Criminal Records Check - checking a criminal history record

A criminal records check should be performed on any new hire because last year over 6 million people in the U.S. were in jail, prison, on parole or on probation and a large portion of the crimes committed are by repeat offenders. Performing a criminal records check should be seriously considered when you have doubt about someone's past. Keep in mind you or your company could be held liable if someone you employ commits a crime on the job and it is found they had a criminal record which you failed to research.

Checking criminal records is a sensitive issue but in order to protect your business from liability it is best to conduct a criminal record check on applicants who will:

  • be bonded because of access to money or valuables
  • carry a weapon
  • drive a company vehicle
  • have access to drugs or explosives
  • have access to master keys
  • have a great deal of contact with the public, patients, or children
  • be filling a position that requires a criminal record check under state law

Restrictions on Criminal Record Checks

There are two types of law that regulate the use of criminal record checks.

Federal Civil Rights Law. Asking applicants to disclose their criminal records may violate their civil rights. Before asking about them, ask yourself:

  • Is there an adverse impact on minority applicants?
  • If there is an adverse impact, is the record check related to the performance of the job or some other business necessity?
  • If there is a business necessity, is there another way to investigate the applicant's background to get around the adverse impact?

State law.
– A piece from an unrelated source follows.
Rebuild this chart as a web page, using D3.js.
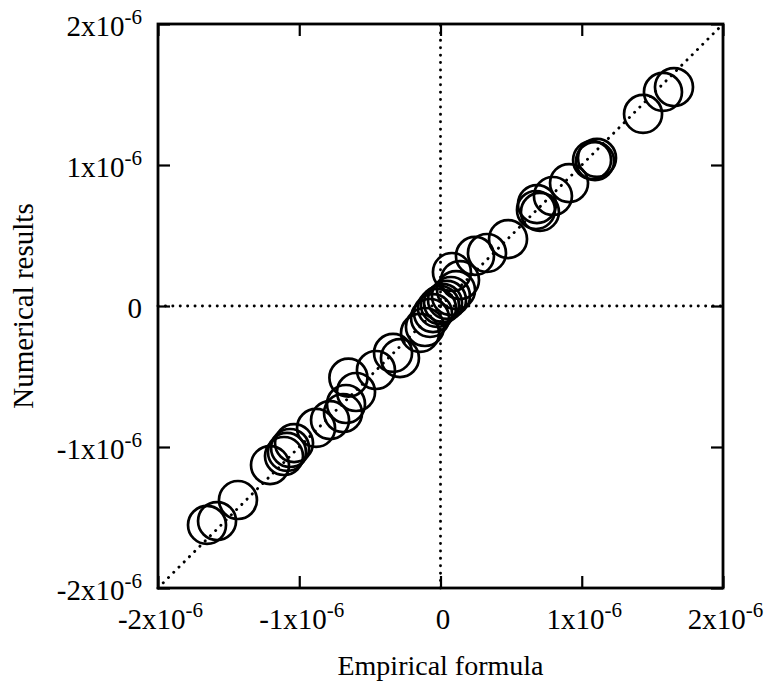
<!DOCTYPE html>
<html>
<head>
<meta charset="utf-8">
<script src="https://cdn.jsdelivr.net/npm/d3@7"></script>
<style>
  body { margin: 0; background: #fff; }
  text { font-family: "Liberation Serif", "Times New Roman", serif; fill: #000; }
</style>
</head>
<body>
<svg id="chart" width="769" height="682"></svg>
<script>
'use strict';

// tick positions and their labels (mantissa, exponent)
var tickValues   = [-2e-6, -1e-6, 0, 1e-6, 2e-6];
var tickMantissa = ["-2x10", "-1x10", "0", "1x10", "2x10"];
var tickExponent = ["-6", "-6", "", "-6", "-6"];

// empirical formula (x) vs numerical results (y)
var empirical = [
  -1.653e-6, -1.582e-6, -1.434e-6, -1.207e-6, -1.108e-6, -1.087e-6, -1.065e-6, -1.037e-6,
  -0.881e-6, -0.782e-6, -0.690e-6, -0.669e-6, -0.598e-6, -0.652e-6, -0.457e-6, -0.336e-6,
  -0.287e-6, -0.145e-6, -0.110e-6, -0.074e-6, -0.053e-6, -0.025e-6, -0.004e-6, 0.018e-6,
  0.046e-6, 0.074e-6, 0.110e-6, 0.138e-6, 0.081e-6, 0.244e-6, 0.329e-6, 0.478e-6,
  0.676e-6, 0.683e-6, 0.704e-6, 0.796e-6, 0.910e-6, 1.073e-6, 1.094e-6, 1.108e-6,
  1.434e-6, 1.575e-6, 1.653e-6
];
var numerical = [
  -1.553e-6, -1.525e-6, -1.376e-6, -1.128e-6, -1.064e-6, -1.035e-6, -1.007e-6, -0.972e-6,
  -0.865e-6, -0.809e-6, -0.759e-6, -0.695e-6, -0.610e-6, -0.508e-6, -0.454e-6, -0.333e-6,
  -0.369e-6, -0.191e-6, -0.149e-6, -0.085e-6, -0.050e-6, -0.014e-6, 0.007e-6, 0.021e-6,
  0.043e-6, 0.071e-6, 0.113e-6, 0.184e-6, 0.241e-6, 0.355e-6, 0.376e-6, 0.475e-6,
  0.681e-6, 0.723e-6, 0.667e-6, 0.780e-6, 0.872e-6, 1.035e-6, 1.028e-6, 1.050e-6,
  1.362e-6, 1.518e-6, 1.553e-6
];

var margin = {top: 24, right: 46, bottom: 94, left: 158},
    width  = 769 - margin.left - margin.right,
    height = 682 - margin.top - margin.bottom;

var svg = d3.select("#chart"),
    g = svg.append("g").attr("transform", "translate(" + margin.left + "," + margin.top + ")");

var x = d3.scaleLinear().domain([-2e-6, 2e-6]).range([0, width]),
    y = d3.scaleLinear().domain([-2e-6, 2e-6]).range([height, 0]);

// dotted reference lines: zero axes and the diagonal
function dotLine(x1, y1, x2, y2) {
  g.append("line")
    .attr("x1", x(x1)).attr("y1", y(y1))
    .attr("x2", x(x2)).attr("y2", y(y2))
    .attr("stroke", "#000")
    .attr("stroke-width", 2.9)
    .attr("stroke-linecap", "round")
    .attr("stroke-dasharray", "0.1,7.3");
}
dotLine(-2e-6, 0, 2e-6, 0);
dotLine(0, -2e-6, 0, 2e-6);
dotLine(-2e-6, -2e-6, 2e-6, 2e-6);

// points
g.selectAll("circle.pt").data(empirical)
  .enter().append("circle")
  .attr("class", "pt")
  .attr("cx", function(d){ return x(d); })
  .attr("cy", function(d, i){ return y(numerical[i]); })
  .attr("r", 19)
  .attr("fill", "none")
  .attr("stroke", "#000")
  .attr("stroke-width", 2.7);

// axes with inward ticks on all four sides
function styleAxis(sel) {
  sel.select(".domain").remove();
  sel.selectAll(".tick line").attr("stroke", "#000").attr("stroke-width", 2.2);
  sel.selectAll(".tick text").remove();
}
var bottom = g.append("g").attr("transform", "translate(0," + height + ")")
  .call(d3.axisBottom(x).tickValues(tickValues).tickSize(-12)).call(styleAxis);
g.append("g")
  .call(d3.axisTop(x).tickValues(tickValues).tickSize(-12)).call(styleAxis);
var left = g.append("g")
  .call(d3.axisLeft(y).tickValues(tickValues).tickSize(-12)).call(styleAxis);
g.append("g").attr("transform", "translate(" + width + ",0)")
  .call(d3.axisRight(y).tickValues(tickValues).tickSize(-12)).call(styleAxis);

function label(sel, anchor, dx, dy) {
  sel.each(function(d){
    var i = tickValues.indexOf(d);
    var t = d3.select(this).append("text")
      .attr("text-anchor", anchor)
      .attr("x", dx).attr("y", dy)
      .style("font-size", "29px");
    t.append("tspan").text(tickMantissa[i]);
    if (tickExponent[i]) {
      t.append("tspan").attr("dy", -12).style("font-size", "21px").text(tickExponent[i]);
    }
  });
}
bottom.selectAll(".tick").call(label, "middle", 2, 41);
left.selectAll(".tick").call(label, "end", -16, 11);

// frame
g.append("rect")
  .attr("width", width).attr("height", height)
  .attr("fill", "none").attr("stroke", "#000").attr("stroke-width", 2.8);

// axis titles
svg.append("text")
  .attr("x", margin.left + width / 2).attr("y", 675)
  .attr("text-anchor", "middle").style("font-size", "28px")
  .text("Empirical formula");
svg.append("text")
  .attr("transform", "translate(33," + (margin.top + height / 2) + ") rotate(-90)")
  .attr("text-anchor", "middle").style("font-size", "29px")
  .text("Numerical results");
</script>
</body>
</html>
Some states restrict checks of criminal records to those employers who are checking for specified reasons. Some states even prosecute employers that violate laws preventing criminal record disclosure. On the other hand, most states prohibit people convicted of certain crimes from holding certain occupations, such as home health worker, daycare worker, teacher, etc.

Checking Conviction Records

We recommend that you check conviction records only if you need to do so to protect your business from negligent hiring claims. Whether you are justified in requesting a criminal record check can be determined from:

  • the type of position being filled
  • the information that you had obtained from the applicant, former employers, personal references, and educational references before you started a criminal record search
  • the ability of your business to bear the cost of the search

Where do you check? The easiest way to check conviction records is to have a private detective agency do it for you. You can also do it by communicating directly with:

  • the state's central repository of records
  • state and local criminal agencies
  • any county in which the applicant may have been living
  • the state's department of motor vehicles for records of driving-related convictions and violations
  • the Federal Bureau of Investigation

Legal considerations. Because conviction records can cover an array of behavior and can sometimes unfairly affect certain groups of people, be sure to:

  • comply with anti-discrimination laws, both federal (if you have 15 or more employees) and state
  • avoid violating state laws that restrict use and disclosure of criminal records or that require you to check conviction records based on the nature of your industry or the type of position you are filling

Checking Arrest Records

Routine checking of arrest records isn't permitted. An arrest record alone is not proof that an applicant committed a crime.

In the event that you are permitted to check arrest records, in order to deny employment on the basis of an arrest record, you must:

  • consider the relationship of the arrest charge to the position applied for
  • determine the likelihood that the applicant actually committed the conduct alleged in the arrest

If the arrest is related to the position, you must still:

  • look at surrounding circumstances
  • offer the applicant the chance to explain
  • make follow-up inquiries to evaluate the applicant's credibility

Generally, applicants do not even have to disclose any information concerning arrest or criminal charges that did not result in conviction.

A number of states have laws that grant applicants and employees certain protections against criminal disclosure based on privacy concerns.